Stated goal: Look through the lines and report how many include the word "picture", giving nothing but the number.

Source material:
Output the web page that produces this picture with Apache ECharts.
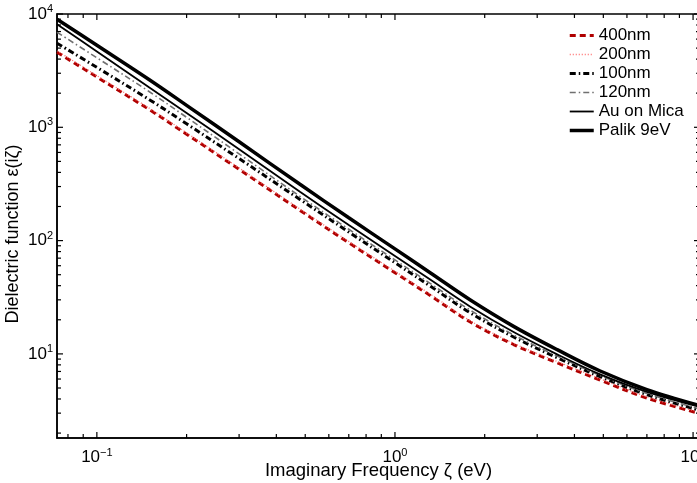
<!DOCTYPE html>
<html><head><meta charset="utf-8">
<script src="https://cdn.jsdelivr.net/npm/echarts@6/dist/echarts.min.js"></script>
<style>html,body{margin:0;padding:0;background:#fff}#c{width:697px;height:483px}</style>
</head><body><div id="c"></div>
<script>
// Imaginary frequency zeta (eV)
const freq = [0.0735, 0.1, 0.15, 0.2, 0.3, 0.48, 0.7, 1.0, 1.32, 1.79, 2.5, 3.5, 4.88, 7.0, 10.55];
// Dielectric function values
const eps400 = [4600, 2780, 1432, 869, 426, 185, 95.7, 52.1, 32.5, 19.1, 12.1, 8.34, 5.87, 4.07, 2.97];
const eps200 = [4730, 2860, 1472, 893, 438, 190, 98.4, 53.6, 33.4, 19.6, 12.4, 8.57, 6.03, 4.18, 3.05];
const eps100 = [5520, 3381, 1754, 1074, 530, 231, 119, 63.8, 39.3, 23.0, 14.1, 9.25, 6.30, 4.37, 3.18];
const eps120 = [6900, 4110, 2061, 1225, 583, 246, 126, 67.5, 41.5, 24.3, 14.7, 9.57, 6.44, 4.47, 3.26];
const epsMica = [8130, 4670, 2240, 1337, 640, 270, 137, 73.3, 44.8, 26.1, 15.6, 9.91, 6.59, 4.62, 3.41];
const epsPalik = [9000, 5300, 2630, 1563, 745, 314, 159, 84.5, 51.5, 29.9, 17.5, 10.9, 7.06, 4.84, 3.49];
const names = ['400nm', '200nm', '100nm', '120nm', 'Au on Mica', 'Palik 9eV'];
// axis ranges and tick structure
const xRange = [0.0735, 10.55];
const yRange = [1.81, 10000];
const xDecades = [-2, -1, 0, 1];
const yDecades = [0, 1, 2, 3, 4];
const tickSteps = [1, 2, 3, 4, 5, 6, 7, 8, 9];

const FONT = "'Liberation Sans', Arial, Helvetica, sans-serif";

function pairs(ys) { return freq.map((x, i) => [x, ys[i]]); }

const tickData = [];
xDecades.forEach(k => tickSteps.forEach(m => {
  const v = m * Math.pow(10, k);
  if (v >= xRange[0] && v <= xRange[1]) tickData.push([v, yRange[0], 0, m === 1 ? 1 : 0]);
}));
yDecades.forEach(k => tickSteps.forEach(m => {
  const v = m * Math.pow(10, k);
  if (v >= yRange[0] && v <= yRange[1]) tickData.push([xRange[0], v, 1, m === 1 ? 1 : 0]);
}));

function powLabel(v) {
  const lg = Math.log10(v);
  const k = Math.round(lg);
  if (Math.abs(lg - k) > 1e-6) return '';
  return '{b|10}{s|' + (k < 0 ? '\u2212' + (-k) : k) + '}';
}
const richLab = {
  b: { fontSize: 17, fontFamily: FONT, color: '#000' },
  s: { fontSize: 11, fontFamily: FONT, color: '#000', padding: [0, 0, 10, 0] }
};

const styles = [
  { color: '#b00000', width: 3, type: [6, 4] },
  { color: '#ff6f6f', width: 1.3, type: [1, 2] },
  { color: '#000000', width: 3, type: [6, 3, 1.5, 3] },
  { color: '#707070', width: 1.6, type: [6, 3, 1.5, 3] },
  { color: '#000000', width: 1.8, type: 'solid' },
  { color: '#000000', width: 3.5, type: 'solid' }
];
const dataSets = [eps400, eps200, eps100, eps120, epsMica, epsPalik];

const lineSeries = names.map((n, i) => ({
  name: n, type: 'line', data: pairs(dataSets[i]), symbol: 'none',
  smooth: 0.35,
  lineStyle: styles[i], itemStyle: { color: styles[i].color }, z: 2 + i, clip: true
}));

const chart = echarts.init(document.getElementById('c'), null, { renderer: 'canvas' });
chart.setOption({
  animation: false,
  backgroundColor: '#fff',
  grid: { left: 57, top: 14, right: -3, bottom: 45, outerBoundsMode: 'none', containLabel: false,
          show: true, borderColor: '#000', borderWidth: 1.5, backgroundColor: 'transparent' },
  legend: {
    data: names.map((n, i) => ({ name: n, lineStyle: { width: styles[i].width, type: styles[i].type, color: styles[i].color } })),
    orient: 'vertical', left: 568, top: 27, padding: 0,
    itemWidth: 24, itemHeight: 14, itemGap: 2,
    itemStyle: { opacity: 0 },
    textStyle: { fontSize: 17, fontFamily: FONT, color: '#000', lineHeight: 17 },
    backgroundColor: 'transparent'
  },
  xAxis: {
    type: 'log', logBase: 10, min: xRange[0], max: xRange[1],
    name: 'Imaginary Frequency \u03b6 (eV)', nameLocation: 'middle', nameGap: 23, nameMoveOverlap: false,
    nameTextStyle: { fontSize: 18.5, fontFamily: FONT, color: '#000' },
    axisLine: { show: true, lineStyle: { color: '#000', width: 1.5 } },
    axisTick: { show: false }, splitLine: { show: false }, minorTick: { show: false },
    axisLabel: { formatter: powLabel, rich: richLab, margin: 9, showMinLabel: true, showMaxLabel: true, hideOverlap: false }
  },
  yAxis: {
    type: 'log', logBase: 10, min: yRange[0], max: yRange[1],
    name: 'Dielectric function \u03b5(i\u03b6)', nameLocation: 'middle', nameGap: 35, nameMoveOverlap: false,
    nameTextStyle: { fontSize: 18, fontFamily: FONT, color: '#000', padding: [0, 16, 0, 0] },
    axisLine: { show: true, lineStyle: { color: '#000', width: 1.5 } },
    axisTick: { show: false }, splitLine: { show: false }, minorTick: { show: false },
    axisLabel: { formatter: powLabel, rich: richLab, margin: 4, hideOverlap: false }
  },
  series: lineSeries.concat([{
    type: 'custom', name: 'ticks', silent: true, z: 20, clip: false,
    data: tickData, encode: { x: 0, y: 1 },
    renderItem: function (params, api) {
      const cs = params.coordSys;
      const kind = api.value(2);
      const L = api.value(3) ? 6 : 4;
      const st = { stroke: '#000', lineWidth: 1.2 };
      if (kind === 0) {
        const px = api.coord([api.value(0), yRange[0]])[0];
        return { type: 'group', children: [
          { type: 'line', shape: { x1: px, y1: cs.y + cs.height, x2: px, y2: cs.y + cs.height - L }, style: st },
          { type: 'line', shape: { x1: px, y1: cs.y, x2: px, y2: cs.y + L }, style: st }
        ] };
      }
      const py = api.coord([xRange[0], api.value(1)])[1];
      return { type: 'group', children: [
        { type: 'line', shape: { x1: cs.x, y1: py, x2: cs.x + L, y2: py }, style: st },
        { type: 'line', shape: { x1: cs.x + cs.width, y1: py, x2: cs.x + cs.width - L, y2: py }, style: st }
      ] };
    }
  }])
});
</script></body></html>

Full response: 1